▶ Exercise requirements
Only a number is wanted: how many lines in these records contain the word "this"?

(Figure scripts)
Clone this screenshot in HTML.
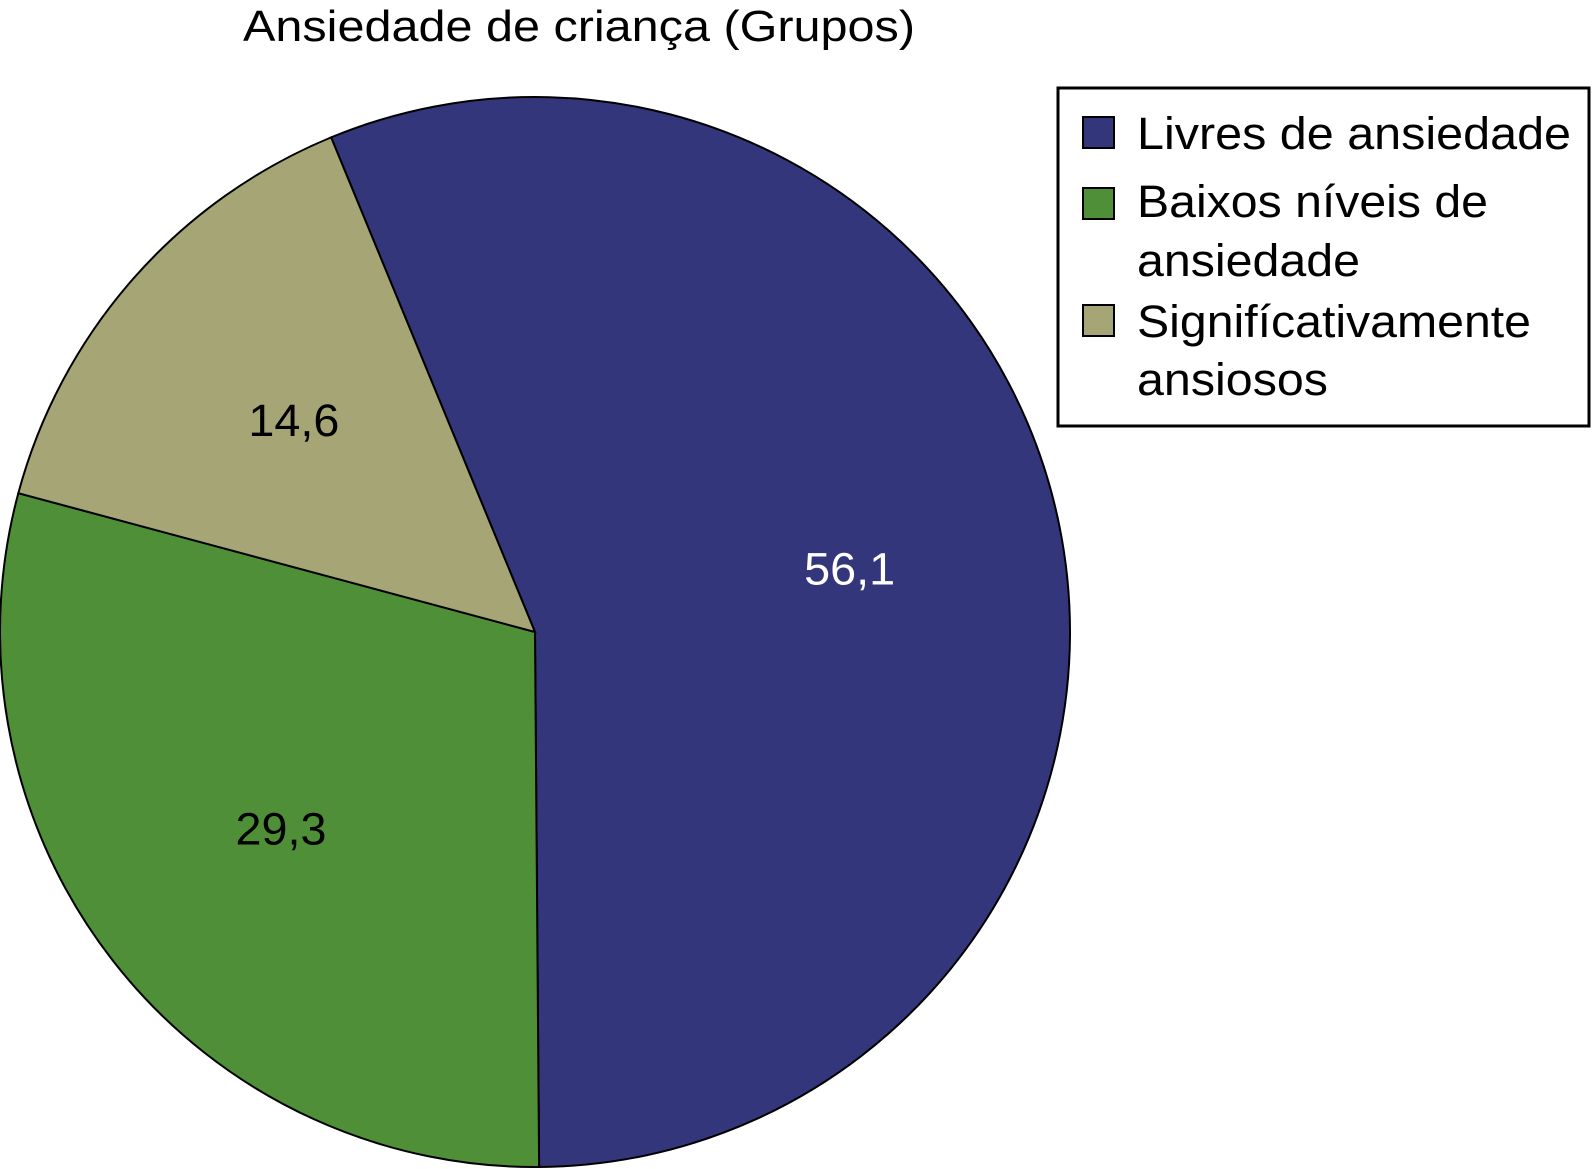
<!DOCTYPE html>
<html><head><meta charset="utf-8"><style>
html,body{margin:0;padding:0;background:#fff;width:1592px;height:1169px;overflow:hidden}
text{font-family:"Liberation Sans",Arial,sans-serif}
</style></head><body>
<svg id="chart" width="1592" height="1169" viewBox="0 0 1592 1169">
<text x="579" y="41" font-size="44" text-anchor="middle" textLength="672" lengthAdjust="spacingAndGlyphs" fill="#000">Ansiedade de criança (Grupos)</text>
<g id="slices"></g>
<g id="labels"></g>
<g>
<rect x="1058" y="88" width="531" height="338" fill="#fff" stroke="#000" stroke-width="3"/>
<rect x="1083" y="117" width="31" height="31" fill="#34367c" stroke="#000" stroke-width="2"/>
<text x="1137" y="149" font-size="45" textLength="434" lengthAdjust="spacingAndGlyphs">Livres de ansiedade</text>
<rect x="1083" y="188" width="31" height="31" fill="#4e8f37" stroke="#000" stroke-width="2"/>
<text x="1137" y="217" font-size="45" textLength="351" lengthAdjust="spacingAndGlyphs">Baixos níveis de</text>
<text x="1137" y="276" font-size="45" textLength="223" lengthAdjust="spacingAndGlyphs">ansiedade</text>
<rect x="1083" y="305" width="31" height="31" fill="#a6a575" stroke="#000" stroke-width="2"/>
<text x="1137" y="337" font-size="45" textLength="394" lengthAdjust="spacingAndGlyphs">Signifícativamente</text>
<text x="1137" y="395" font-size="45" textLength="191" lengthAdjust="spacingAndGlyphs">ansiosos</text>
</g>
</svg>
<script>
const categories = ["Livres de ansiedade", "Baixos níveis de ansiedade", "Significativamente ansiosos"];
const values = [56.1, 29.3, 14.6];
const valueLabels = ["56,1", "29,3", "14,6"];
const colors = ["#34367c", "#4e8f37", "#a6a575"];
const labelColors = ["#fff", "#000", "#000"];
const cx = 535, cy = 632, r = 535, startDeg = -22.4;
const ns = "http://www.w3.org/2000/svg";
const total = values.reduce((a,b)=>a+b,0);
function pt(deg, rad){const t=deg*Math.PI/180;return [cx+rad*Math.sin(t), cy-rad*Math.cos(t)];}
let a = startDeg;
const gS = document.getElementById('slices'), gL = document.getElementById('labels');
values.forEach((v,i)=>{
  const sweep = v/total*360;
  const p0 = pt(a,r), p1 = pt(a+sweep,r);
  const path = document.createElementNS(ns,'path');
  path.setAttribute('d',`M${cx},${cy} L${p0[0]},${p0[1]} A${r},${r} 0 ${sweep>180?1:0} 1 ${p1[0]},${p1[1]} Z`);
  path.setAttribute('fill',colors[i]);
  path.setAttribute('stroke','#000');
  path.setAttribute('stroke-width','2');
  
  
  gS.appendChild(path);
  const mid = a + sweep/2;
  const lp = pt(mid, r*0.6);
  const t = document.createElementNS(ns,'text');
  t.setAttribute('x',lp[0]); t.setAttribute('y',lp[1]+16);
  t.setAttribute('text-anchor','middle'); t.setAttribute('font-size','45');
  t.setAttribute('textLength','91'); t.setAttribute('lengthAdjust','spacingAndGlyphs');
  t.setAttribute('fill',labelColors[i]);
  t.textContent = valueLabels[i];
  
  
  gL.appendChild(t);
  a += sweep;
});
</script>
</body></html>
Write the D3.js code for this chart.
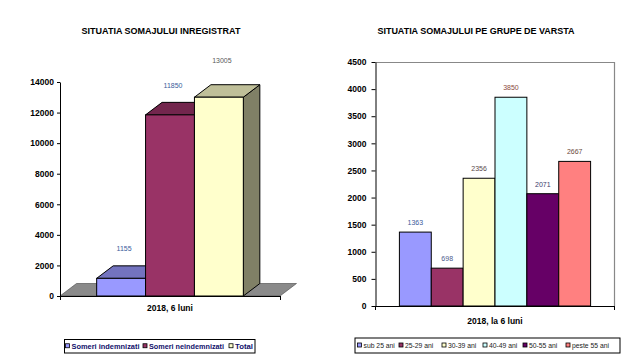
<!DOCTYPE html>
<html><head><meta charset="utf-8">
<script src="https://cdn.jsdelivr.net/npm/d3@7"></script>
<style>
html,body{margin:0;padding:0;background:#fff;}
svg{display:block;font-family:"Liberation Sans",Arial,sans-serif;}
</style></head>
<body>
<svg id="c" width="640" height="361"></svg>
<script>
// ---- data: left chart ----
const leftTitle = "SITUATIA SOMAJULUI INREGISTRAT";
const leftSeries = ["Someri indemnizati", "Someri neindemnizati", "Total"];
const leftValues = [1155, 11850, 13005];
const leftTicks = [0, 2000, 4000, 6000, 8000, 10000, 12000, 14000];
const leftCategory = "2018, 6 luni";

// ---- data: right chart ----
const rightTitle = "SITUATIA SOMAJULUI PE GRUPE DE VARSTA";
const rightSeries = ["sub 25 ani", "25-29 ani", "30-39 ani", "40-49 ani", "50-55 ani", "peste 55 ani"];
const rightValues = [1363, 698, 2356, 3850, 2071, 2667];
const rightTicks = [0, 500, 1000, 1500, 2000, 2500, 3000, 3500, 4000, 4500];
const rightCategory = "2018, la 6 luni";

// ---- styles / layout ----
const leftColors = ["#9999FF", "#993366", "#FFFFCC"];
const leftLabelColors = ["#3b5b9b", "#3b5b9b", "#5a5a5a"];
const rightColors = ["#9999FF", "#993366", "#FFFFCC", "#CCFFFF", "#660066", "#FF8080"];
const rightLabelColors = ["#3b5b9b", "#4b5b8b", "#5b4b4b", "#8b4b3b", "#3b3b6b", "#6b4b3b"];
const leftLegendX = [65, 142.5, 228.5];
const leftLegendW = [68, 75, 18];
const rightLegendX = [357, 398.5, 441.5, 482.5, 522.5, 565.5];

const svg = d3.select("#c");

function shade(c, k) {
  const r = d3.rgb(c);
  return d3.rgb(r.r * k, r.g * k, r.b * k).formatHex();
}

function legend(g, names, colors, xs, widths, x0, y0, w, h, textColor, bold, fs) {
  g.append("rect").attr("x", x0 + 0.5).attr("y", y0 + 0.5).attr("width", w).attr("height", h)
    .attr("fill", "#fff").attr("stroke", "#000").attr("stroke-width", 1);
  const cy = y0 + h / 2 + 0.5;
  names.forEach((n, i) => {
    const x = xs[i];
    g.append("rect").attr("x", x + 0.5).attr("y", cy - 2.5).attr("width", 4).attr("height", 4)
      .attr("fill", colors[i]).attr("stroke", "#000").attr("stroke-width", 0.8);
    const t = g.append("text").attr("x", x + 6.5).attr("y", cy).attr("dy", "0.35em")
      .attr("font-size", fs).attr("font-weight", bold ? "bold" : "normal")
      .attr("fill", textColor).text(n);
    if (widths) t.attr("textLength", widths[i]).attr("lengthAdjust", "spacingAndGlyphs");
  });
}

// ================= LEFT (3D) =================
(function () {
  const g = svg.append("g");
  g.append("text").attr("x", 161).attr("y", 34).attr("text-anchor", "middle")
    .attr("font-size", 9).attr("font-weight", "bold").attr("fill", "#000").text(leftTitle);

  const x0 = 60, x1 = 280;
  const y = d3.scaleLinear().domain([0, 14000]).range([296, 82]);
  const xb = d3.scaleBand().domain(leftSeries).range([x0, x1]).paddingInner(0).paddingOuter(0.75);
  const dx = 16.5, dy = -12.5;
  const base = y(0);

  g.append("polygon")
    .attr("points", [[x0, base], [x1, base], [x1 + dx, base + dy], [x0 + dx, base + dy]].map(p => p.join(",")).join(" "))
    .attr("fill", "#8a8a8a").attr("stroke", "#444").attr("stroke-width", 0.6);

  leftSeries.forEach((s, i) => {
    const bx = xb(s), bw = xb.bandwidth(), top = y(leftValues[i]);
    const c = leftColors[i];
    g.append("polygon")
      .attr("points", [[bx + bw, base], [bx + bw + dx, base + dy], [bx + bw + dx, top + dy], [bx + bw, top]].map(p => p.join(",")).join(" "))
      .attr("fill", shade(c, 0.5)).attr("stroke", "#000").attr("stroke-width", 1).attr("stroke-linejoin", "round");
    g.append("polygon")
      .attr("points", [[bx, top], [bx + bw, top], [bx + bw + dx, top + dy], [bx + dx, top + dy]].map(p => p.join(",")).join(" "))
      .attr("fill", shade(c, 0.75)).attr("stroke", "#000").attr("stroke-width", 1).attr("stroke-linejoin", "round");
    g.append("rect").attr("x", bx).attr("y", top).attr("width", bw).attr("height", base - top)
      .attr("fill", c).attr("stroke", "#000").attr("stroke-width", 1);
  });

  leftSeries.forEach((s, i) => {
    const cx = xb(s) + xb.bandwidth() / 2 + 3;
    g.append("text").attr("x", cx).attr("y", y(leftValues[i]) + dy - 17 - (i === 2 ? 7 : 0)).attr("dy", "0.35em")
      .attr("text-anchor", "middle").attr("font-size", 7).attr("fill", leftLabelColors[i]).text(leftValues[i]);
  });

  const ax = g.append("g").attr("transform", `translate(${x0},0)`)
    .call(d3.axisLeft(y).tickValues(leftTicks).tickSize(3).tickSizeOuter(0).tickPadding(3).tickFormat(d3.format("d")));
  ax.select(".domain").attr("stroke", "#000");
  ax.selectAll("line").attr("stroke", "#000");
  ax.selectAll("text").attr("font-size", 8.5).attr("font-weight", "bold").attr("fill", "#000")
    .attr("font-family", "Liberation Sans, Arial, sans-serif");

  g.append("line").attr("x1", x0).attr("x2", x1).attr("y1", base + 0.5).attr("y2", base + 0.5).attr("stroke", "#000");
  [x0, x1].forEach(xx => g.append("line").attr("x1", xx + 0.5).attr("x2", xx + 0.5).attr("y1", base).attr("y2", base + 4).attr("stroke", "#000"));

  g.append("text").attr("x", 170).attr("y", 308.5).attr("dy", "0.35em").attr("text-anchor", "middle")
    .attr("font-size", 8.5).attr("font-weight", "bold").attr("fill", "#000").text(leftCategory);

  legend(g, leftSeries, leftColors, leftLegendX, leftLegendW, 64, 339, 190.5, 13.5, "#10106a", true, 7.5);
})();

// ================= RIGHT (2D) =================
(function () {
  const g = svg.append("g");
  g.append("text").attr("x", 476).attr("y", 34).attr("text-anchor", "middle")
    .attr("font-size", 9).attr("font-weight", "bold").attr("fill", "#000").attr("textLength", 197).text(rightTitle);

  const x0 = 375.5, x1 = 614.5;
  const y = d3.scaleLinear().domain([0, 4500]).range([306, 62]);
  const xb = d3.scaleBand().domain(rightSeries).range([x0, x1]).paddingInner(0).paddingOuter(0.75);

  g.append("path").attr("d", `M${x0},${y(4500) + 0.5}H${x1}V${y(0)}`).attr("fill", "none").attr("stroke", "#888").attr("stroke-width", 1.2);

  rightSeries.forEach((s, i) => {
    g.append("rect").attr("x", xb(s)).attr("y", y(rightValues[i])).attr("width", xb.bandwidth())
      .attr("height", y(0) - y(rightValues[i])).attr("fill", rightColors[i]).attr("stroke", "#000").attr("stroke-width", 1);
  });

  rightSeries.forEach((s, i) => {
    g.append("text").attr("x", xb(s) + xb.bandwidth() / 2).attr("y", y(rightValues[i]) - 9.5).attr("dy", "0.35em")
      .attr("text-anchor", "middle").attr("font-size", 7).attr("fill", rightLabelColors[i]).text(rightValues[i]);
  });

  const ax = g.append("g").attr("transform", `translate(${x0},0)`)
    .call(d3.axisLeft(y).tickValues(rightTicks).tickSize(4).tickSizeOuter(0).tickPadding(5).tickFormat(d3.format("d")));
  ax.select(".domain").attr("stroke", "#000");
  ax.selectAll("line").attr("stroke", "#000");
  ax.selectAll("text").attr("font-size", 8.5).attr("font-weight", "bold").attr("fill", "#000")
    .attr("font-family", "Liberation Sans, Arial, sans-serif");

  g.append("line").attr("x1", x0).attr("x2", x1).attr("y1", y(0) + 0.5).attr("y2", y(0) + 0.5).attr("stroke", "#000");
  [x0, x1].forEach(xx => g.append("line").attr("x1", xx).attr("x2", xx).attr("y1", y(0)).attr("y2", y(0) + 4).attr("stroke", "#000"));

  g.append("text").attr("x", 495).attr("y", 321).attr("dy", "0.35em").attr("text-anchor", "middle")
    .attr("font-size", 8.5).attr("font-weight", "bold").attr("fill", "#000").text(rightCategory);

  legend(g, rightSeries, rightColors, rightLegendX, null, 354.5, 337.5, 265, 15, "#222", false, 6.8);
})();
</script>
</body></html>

▶ Task solution
2